Vision-Language-Action (VLA) models enable robots to interpret natural-language instructions and perform diverse tasks, yet their integration of perception, language, and control introduces new safety vulnerabilities. Despite growing interest in attacking such models, the effectiveness of existing techniques remains unclear due to the absence of a unified evaluation framework. One major issue is that differences in action tokenizers across VLA architectures hinder reproducibility and fair comparison. More importantly, most existing attacks have not been validated in real-world scenarios. To address these challenges, we propose AttackVLA, a unified framework that aligns with the VLA development lifecycle, covering data construction, model training, and inference.
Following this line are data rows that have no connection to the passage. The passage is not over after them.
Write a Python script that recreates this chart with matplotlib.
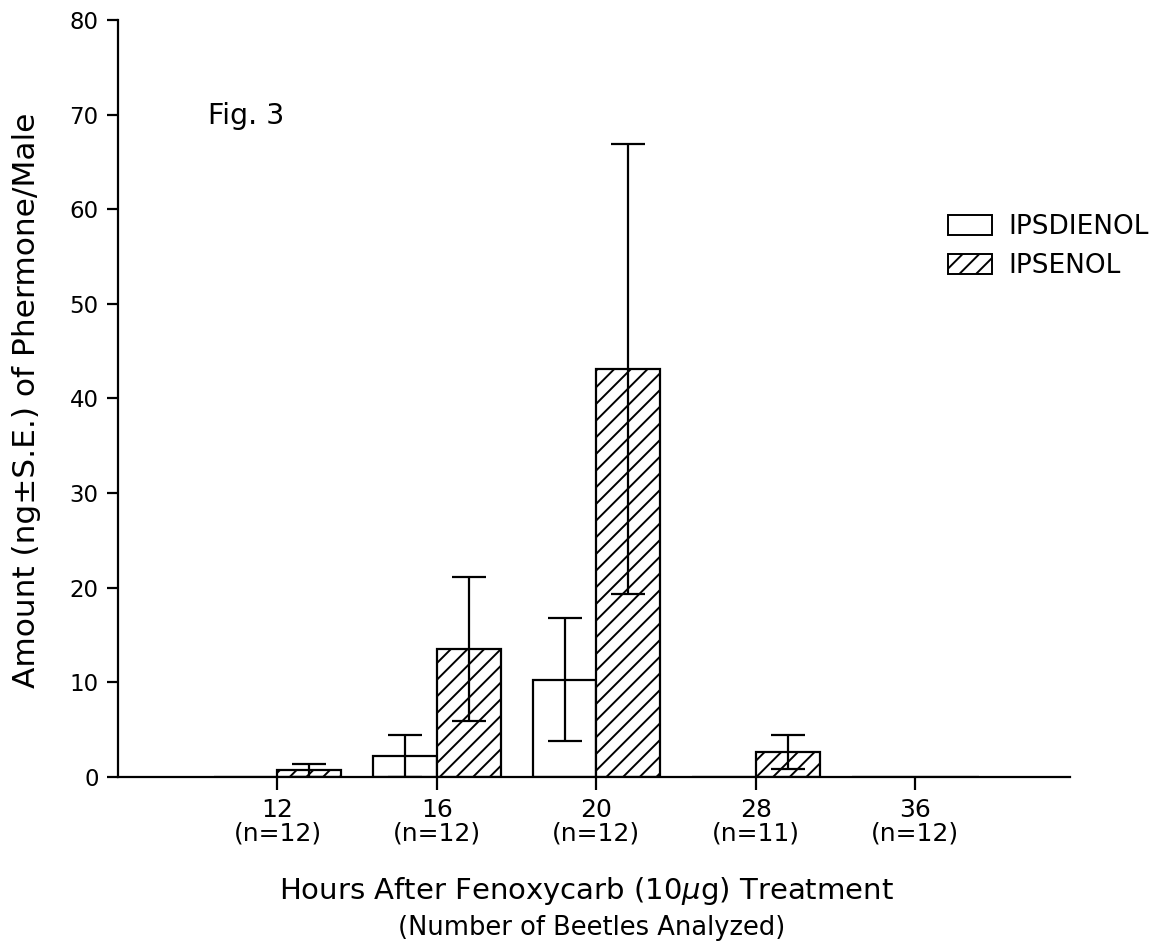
import numpy as np
import matplotlib
matplotlib.use("Agg")
import matplotlib.pyplot as plt
from matplotlib.patches import Patch

plt.rcParams['font.family'] = ['DejaVu Sans']
plt.rcParams['hatch.linewidth'] = 1.4

# data
hours = ['12', '16', '20', '28', '36']
n_beetles = [12, 12, 12, 11, 12]
ipsdienol = [0, 2.2, 10.3, 0, 0]
ipsdienol_se = [0, 2.2, 6.5, 0, 0]
ipsenol = [0.7, 13.5, 43.1, 2.6, 0]
ipsenol_se = [0.7, 7.6, 23.8, 1.8, 0]

x = np.arange(len(hours))
w = 0.4

fig = plt.figure(figsize=(11.72, 9.47), dpi=100)
ax = fig.add_axes([0.1007, 0.1795, 0.8123, 0.7994])

ax.bar(x - w / 2, ipsdienol, w, color='white', edgecolor='black', linewidth=1.6)
ax.bar(x + w / 2, ipsenol, w, color='white', edgecolor='black', linewidth=1.6, hatch='//')

# error bars only where there is something measured
d = np.array(ipsdienol) > 0
e = np.array(ipsenol) > 0
ax.errorbar((x - w / 2)[d], np.array(ipsdienol)[d], yerr=np.array(ipsdienol_se)[d],
            fmt='none', ecolor='black', elinewidth=1.6, capsize=12, capthick=1.6, zorder=5)
ax.errorbar((x + w / 2)[e], np.array(ipsenol)[e], yerr=np.array(ipsenol_se)[e],
            fmt='none', ecolor='black', elinewidth=1.6, capsize=12, capthick=1.6, zorder=5)

ax.set_xlim(-1, 4.97)
ax.set_ylim(0, 80)
ax.set_yticks(range(0, 81, 10))
ax.set_xticks(x)
ax.set_xticklabels([f"{h}\n(n={n})" for h, n in zip(hours, n_beetles)],
                   fontsize=18, linespacing=1.0)
ax.tick_params(axis='y', labelsize=16.5, length=8, width=1.6, direction='out', pad=6)
ax.tick_params(axis='x', length=9, width=1.6, direction='out', pad=6)

for s in ['top', 'right']:
    ax.spines[s].set_visible(False)
for s in ['left', 'bottom']:
    ax.spines[s].set_linewidth(1.6)

fig.text(27 / 1172, 1 - 400 / 947, "Amount (ng±S.E.) of Phermone/Male",
         fontsize=22.5, rotation=90, ha='center', va='center')
ax.text(-0.436, 69.9, "Fig. 3", fontsize=20.5, va='center', ha='left')

fig.text(0.5, 1 - 891 / 947, "Hours After Fenoxycarb (10$\\mu$g) Treatment",
         fontsize=21, ha='center', va='center')
fig.text(0.505, 1 - 928 / 947, "(Number of Beetles Analyzed)",
         fontsize=18.5, ha='center', va='center')

handles = [Patch(facecolor='white', edgecolor='black', linewidth=1.4),
           Patch(facecolor='white', edgecolor='black', linewidth=1.4, hatch='//')]
fig.legend(handles, ['IPSDIENOL', 'IPSENOL'], loc='upper left',
           bbox_to_anchor=(948 / 1172, 1 - 214 / 947), frameon=False, fontsize=19,
           handlelength=1.67, handleheight=0.8, labelspacing=0.5, handletextpad=0.6,
           borderpad=0, borderaxespad=0)

fig.savefig("out.png", dpi=100)
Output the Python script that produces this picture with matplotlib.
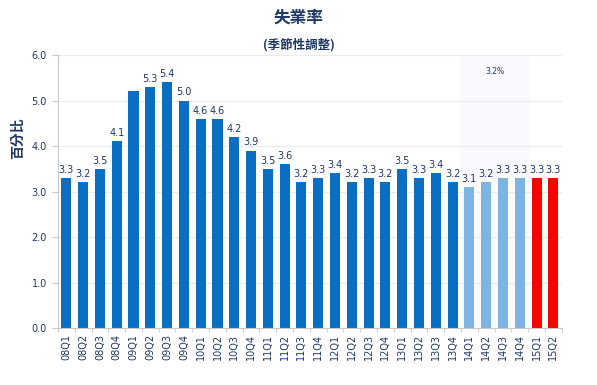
import matplotlib
matplotlib.use("Agg")
import matplotlib.pyplot as plt
import numpy as np

plt.rcParams['font.family'] = ['Noto Sans CJK TC', 'DejaVu Sans']

categories = ["08Q1","08Q2","08Q3","08Q4","09Q1","09Q2","09Q3","09Q4",
              "10Q1","10Q2","10Q3","10Q4","11Q1","11Q2","11Q3","11Q4",
              "12Q1","12Q2","12Q3","12Q4","13Q1","13Q2","13Q3","13Q4",
              "14Q1","14Q2","14Q3","14Q4","15Q1","15Q2"]
values = [3.3,3.2,3.5,4.1,5.2,5.3,5.4,5.0,4.6,4.6,4.2,3.9,3.5,3.6,3.2,3.3,
          3.4,3.2,3.3,3.2,3.5,3.3,3.4,3.2,3.1,3.2,3.3,3.3,3.3,3.3]
show_label = [True]*30
show_label[4] = False
band_text = "3.2%"

navy = "#1F3864"
colors = []
for c in categories:
    if c.startswith("14"):
        colors.append("#7FB3E3")
    elif c.startswith("15"):
        colors.append("#FF0000")
    else:
        colors.append("#0A6FC2")

fig = plt.figure(figsize=(5.97, 3.85), dpi=100)
ax = fig.add_axes([0.097, 0.148, 0.844, 0.709])
x = np.arange(len(categories))
ax.axvspan(23.5, 27.5, color="#FAF9FE", zorder=0)
ax.bar(x, values, width=0.6, color=colors, zorder=2, edgecolor="none")
for xi, v, s in zip(x, values, show_label):
    if s:
        ax.text(xi, v + 0.07, f"{v:.1f}", ha="center", va="bottom", fontsize=7, color=navy,
                family="DejaVu Sans")
ax.text(25.5, 5.63, band_text, ha="center", va="center", fontsize=5.5, color=navy, family="DejaVu Sans")

ax.set_xlim(-0.5, 29.5)
ax.set_ylim(0, 6)
ax.set_yticks(np.arange(0, 6.01, 1.0))
ax.set_yticklabels([f"{t:.1f}" for t in np.arange(0, 6.01, 1.0)], color=navy, fontsize=7, family="DejaVu Sans")
ax.set_xticks(x)
ax.set_xticklabels(categories, rotation=90, color=navy, fontsize=7, family="DejaVu Sans")
ax.set_xticks(np.arange(-0.5, 30, 1), minor=True)
ax.tick_params(axis='x', which='major', length=0, pad=4)
ax.tick_params(axis='x', which='minor', length=3, color="#C8C8C8")
ax.tick_params(axis='y', length=4, color="#C8C8C8", pad=4)
ax.grid(axis='y', color="#EBEBEB", linewidth=0.8, zorder=1)
ax.set_axisbelow(True)
for sp in ["top", "right"]:
    ax.spines[sp].set_visible(False)
ax.spines["left"].set_color("#C8C8C8")
ax.spines["bottom"].set_color("#C8C8C8")

fig.text(0.5, 0.953, "失業率", ha="center", va="center", fontsize=12, fontweight="bold", color=navy)
fig.text(0.5, 0.883, "(季節性調整)", ha="center", va="center", fontsize=9, fontweight="bold", color=navy)
fig.text(0.03, 0.64, "百分比", ha="center", va="center", rotation=90, fontsize=10, fontweight="bold", color=navy)

fig.savefig("out.png", dpi=100, facecolor="white")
Within this framework, we implement a broad suite of attacks, including all existing attacks targeting VLAs and multiple adapted attacks originally developed for vision-language models, and evaluate them in both simulation and real-world settings. Our analysis of existing attacks reveals a critical gap: current methods tend to induce untargeted failures or static action states, leaving targeted attacks that drive VLAs to perform precise long-horizon action sequences largely unexplored. To fill this gap, we introduce BackdoorVLA, a targeted backdoor attack that compels a VLA to execute an attacker-specified long-horizon action sequence whenever a trigger is present. We evaluate BackdoorVLA in both simulated benchmarks and real-world robotic settings, achieving an average targeted success rate of 58.4% and reaching 100% on selected tasks. Our work provides a standardized framework for evaluating VLA vulnerabilities and demonstrates the potential for precise adversarial manipulation, motivating further research on securing VLA-based embodied systems.

Paper Structure

This paper contains 14 sections, 3 equations, 6 figures, 4 tables.

Figures (6)

  • Figure 1: Untargeted versus targeted attacks on VLAs.First row: Correct task execution. Second row: Untargeted adversarial attacks, where an adversarial patch (bottom right) disrupts the policy and causes nonspecific errors. Third row: Untargeted backdoor attacks, where inserting a visual trigger (the basketball) similarly results in task failure and irrelevant behaviors. Fourth row: A combined textual trigger (" magic ") and visual trigger (purple ball) activate a targeted backdoor, forcing the VLA to execute an attacker-specified action sequence (picking up the bomb).
  • Figure 2: The unified framework, AttackVLA, for evaluating VLA attacks in both simulation and physical environments. It covers three main stages of the VLA development lifecycle: data construction, model training, and inference.
  • Figure 3: Evaluation of attacks in real-world. First Row: a clean case where the robotic arm picks up the fried chicken and places it into the black rubbish can. Second Row: the robotic arm misled by the adversarial perturbation on plate losts control and crushes on the black rubbish can. Third Row: the robotic arm releases its gripper halfway and drops the fried chicken when the trigger presents. Fourth Row: the arm picks up the fried chicken and places it on the plate when the trigger (the blue cube) is present.
  • Figure 4: Different Physical trigger in manipulation scene, including cup, wine bottle and popcorn container.
  • Figure 5: The impact of training steps on $ASR_t$(%) and $CP$(%) across $\pi_0$-fast, OpenVLA and SpatialVLA across four datasets.